歪んだ人々の救いへの期待が、手に取るように分かるイエスでしたが、イエスもまた神の計画の時が満たされる前、弟子たちもまた誠の信仰へとひたすら歩んでいかなければならない厳しい日々が続いていきます。自分の救い、自分中心の信仰ではなく、神の愛に生かされた信仰に向かうため、私たちもまた今日のみ言葉、そしてペトロの信仰告白をよく噛みしめたいと思います。

今日の聖書の言葉をとおして、一つもう一度心に留めておきたい言葉を皆さんにお伝えしたいと思います。
今日は珍しく第2朗読は「パウロの手紙」ではなくて「ヤコブの手紙」が朗読されました。その中で、
「信仰を持っていると言う者がいても、行いが伴わなければ、何の役に立つでしょうか。行いが伴わないなら、信仰はそれだけでは死んだものです。」このように語っています。行いによって信仰を見せるというこのみ言葉を心に深く留めておきたいと思います。私たちもこの言葉に、いろいろと考えさせられることではないでしょうか。私自身も言葉では沢山の祈りをするとしても、それが行いを伴っているだろうか、行動につながっているだろうかということを反省させられます。きっと、皆さんの中でそういう思いを抱いて味わうみ言葉ではないでしょうか。

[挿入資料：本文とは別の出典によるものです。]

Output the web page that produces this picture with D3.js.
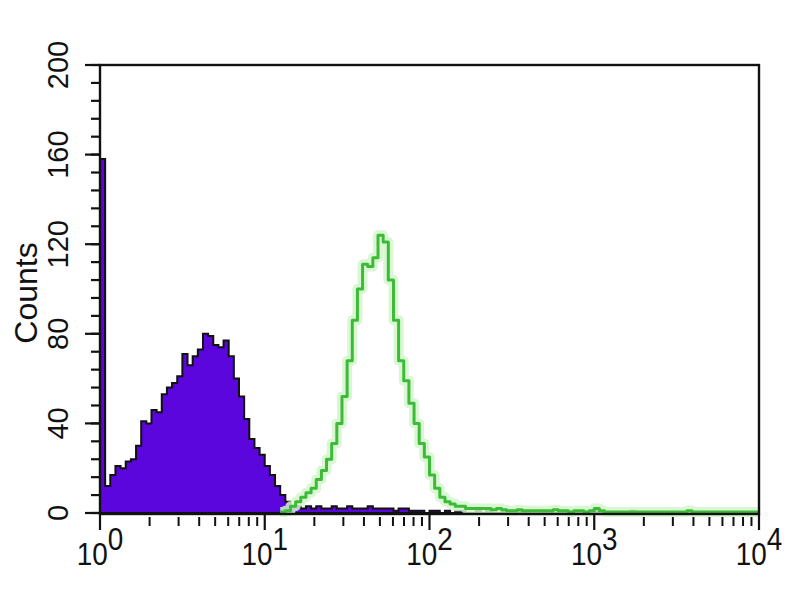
<!DOCTYPE html>
<html>
<head>
<meta charset="utf-8">
<script src="https://cdn.jsdelivr.net/npm/d3@7"></script>
<style>
html,body{margin:0;padding:0;background:#fff;}
svg{display:block;}
text{font-family:"Liberation Sans",Arial,sans-serif;fill:#111;}
</style>
</head>
<body>
<svg id="chart" width="800" height="600"></svg>
<script>
// ---- data (counts per log channel, 128 channels over 10^0..10^4) ----
const purpleCounts = [
158,12,17,21,20,23,24,30,41,40,46,45,53,56,58,61,71,66,70,73,
80,79,75,74,77,70,60,52,42,33,29,26,21,17,12,8,5,3,3,2,
3,2,3,2,2,3,2,2,3,2,2,2,3,2,2,2,2,1,2,2,
1,1,1,0,1,1,0,1,0,1,1,0,0,1,0,1,0,0,1,0,
0,1,0,0,0,1,0,0,0,0,1,0,0,0,0,0,1,0,0,0,
0,0,0,1,0,0,0,0,0,0,0,0,0,0,0,0,0,0,0,0,
0,0,0,0,0,0,0,0
];
const greenCounts = [
0,0,0,0,0,0,0,0,0,0,0,0,0,0,0,0,0,0,0,0,
0,0,0,0,0,0,0,0,0,0,0,0,0,0,0,0.5,1,3,5,7,
9,11,15,19,24,31,40,52,68,86,100,111,110,114,124,121,104,86,68,59,
49,40,31,25,17,11,7,5,4,3,3,2,2,2,2,2,1.5,2,1.5,1,
1,1.5,1,1,1,1,1,1,1.5,1,1,0.5,1,1,0.5,1,2,1,0.5,0.5,
0.5,0.5,0.5,0.5,0.5,0.5,0.5,0.5,0.5,0.5,0.5,0.5,0.5,0.5,1,0.5,0.5,0.5,0.5,0.5,
0.5,0.5,0.5,0.5,0.5,0.5,0.5,0.5
];
const yTicks = [0,40,80,120,160,200];
const xDecades = [0,1,2,3,4];
const yTitle = "Counts";

// ---- layout ----
const svg = d3.select("#chart");
const nCh = purpleCounts.length;
const x = d3.scaleLog().domain([1, 1e4]).range([100, 759]);
const y = d3.scaleLinear().domain([0, 200]).range([513, 65]);
const edge = i => Math.pow(10, 4 * i / nCh);

function stepData(arr, start) {
  const pts = [];
  for (let i = start; i < arr.length; i++) pts.push([edge(i), arr[i]]);
  pts.push([edge(arr.length), arr[arr.length - 1]]);
  return pts;
}

// purple filled histogram
const pData = stepData(purpleCounts, 0);
const area = d3.area().curve(d3.curveStepAfter)
  .x(d => x(d[0])).y0(y(0)).y1(d => y(d[1]));
svg.append("path").datum(pData).attr("d", area)
  .attr("fill", "#5a06dc").attr("stroke", "#111").attr("stroke-width", 2)
  .attr("stroke-linejoin", "miter");

// green outlined histogram
const gStart = greenCounts.findIndex(v => v > 0);
const gData = stepData(greenCounts, gStart);
const line = d3.line().curve(d3.curveStepAfter)
  .x(d => x(d[0])).y(d => y(d[1]));
svg.append("path").datum(gData).attr("d", line)
  .attr("fill", "none").attr("stroke", "#d3f6cc").attr("stroke-width", 10)
  .attr("stroke-linejoin", "round").attr("opacity", 0.85);
svg.append("path").datum(gData).attr("d", line)
  .attr("fill", "none").attr("stroke", "#3dbb38").attr("stroke-width", 3)
  .attr("stroke-linejoin", "round");

// frame
svg.append("rect").attr("x", 100).attr("y", 65).attr("width", 659).attr("height", 449)
  .attr("fill", "none").attr("stroke", "#111").attr("stroke-width", 2.4);

// y ticks
const yMinor = d3.range(0, 201, 8);
svg.append("g").selectAll("line").data(yMinor).join("line")
  .attr("x1", 91).attr("x2", 100).attr("y1", d => y(d)).attr("y2", d => y(d))
  .attr("stroke", "#111").attr("stroke-width", 2.2);
svg.append("g").selectAll("line").data(yTicks).join("line")
  .attr("x1", 85).attr("x2", 100).attr("y1", d => y(d)).attr("y2", d => y(d))
  .attr("stroke", "#111").attr("stroke-width", 2.2);
svg.append("g").selectAll("text").data(yTicks).join("text")
  .attr("transform", d => `translate(68,${y(d)}) rotate(-90)`)
  .attr("text-anchor", "middle").attr("font-size", 29).text(d => d);

// x ticks
const xAxisY = 514;
const minor = [];
xDecades.slice(0, -1).forEach(k => { for (let m = 2; m <= 9; m++) minor.push(m * Math.pow(10, k)); });
svg.append("g").selectAll("line").data(minor).join("line")
  .attr("x1", d => x(d)).attr("x2", d => x(d)).attr("y1", xAxisY + 3).attr("y2", xAxisY + 12)
  .attr("stroke", "#111").attr("stroke-width", 2);
svg.append("g").selectAll("line").data(xDecades).join("line")
  .attr("x1", d => x(Math.pow(10, d))).attr("x2", d => x(Math.pow(10, d)))
  .attr("y1", xAxisY).attr("y2", xAxisY + 16)
  .attr("stroke", "#111").attr("stroke-width", 2.2);
const xl = svg.append("g").selectAll("text").data(xDecades).join("text")
  .attr("transform", d => `translate(${x(Math.pow(10, d))},565) scale(0.9,1)`)
  .attr("text-anchor", "middle").attr("font-size", 31);
xl.append("tspan").text("10");
xl.append("tspan").attr("dy", -15).text(d => d);

// y title
svg.append("text").attr("transform", "translate(37,293) rotate(-90)")
  .attr("text-anchor", "middle").attr("font-size", 32).text(yTitle);
</script>
</body>
</html>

今日は敬老の日を明日に控えて、祝福式を行いますが、長寿の恵みをいただいた皆さんには、今日の詩編のことばにもまた、とても味わい深いことばがありました。
「わたしは神を愛する。神はわたしの声を聞き、日々、祈り求めるわたしに心を留めてくださる。足をつまずかせないようにさせてくださる神が守ってくださっている。」
高齢になると健康に不安になってしまう私たちは、足元が及ばないことがよくありますが、今日の詩編のことば、そのこともまた私たちについて考えさせ、励ましてくださることばのようです。
神の祝福をいただき、年を重ねて、自分の足で歩ける範囲がどんどん狭くなってきたとしても、祈りの時間は多くある、そしてその祈りの世界をさらに広げることもできるようです。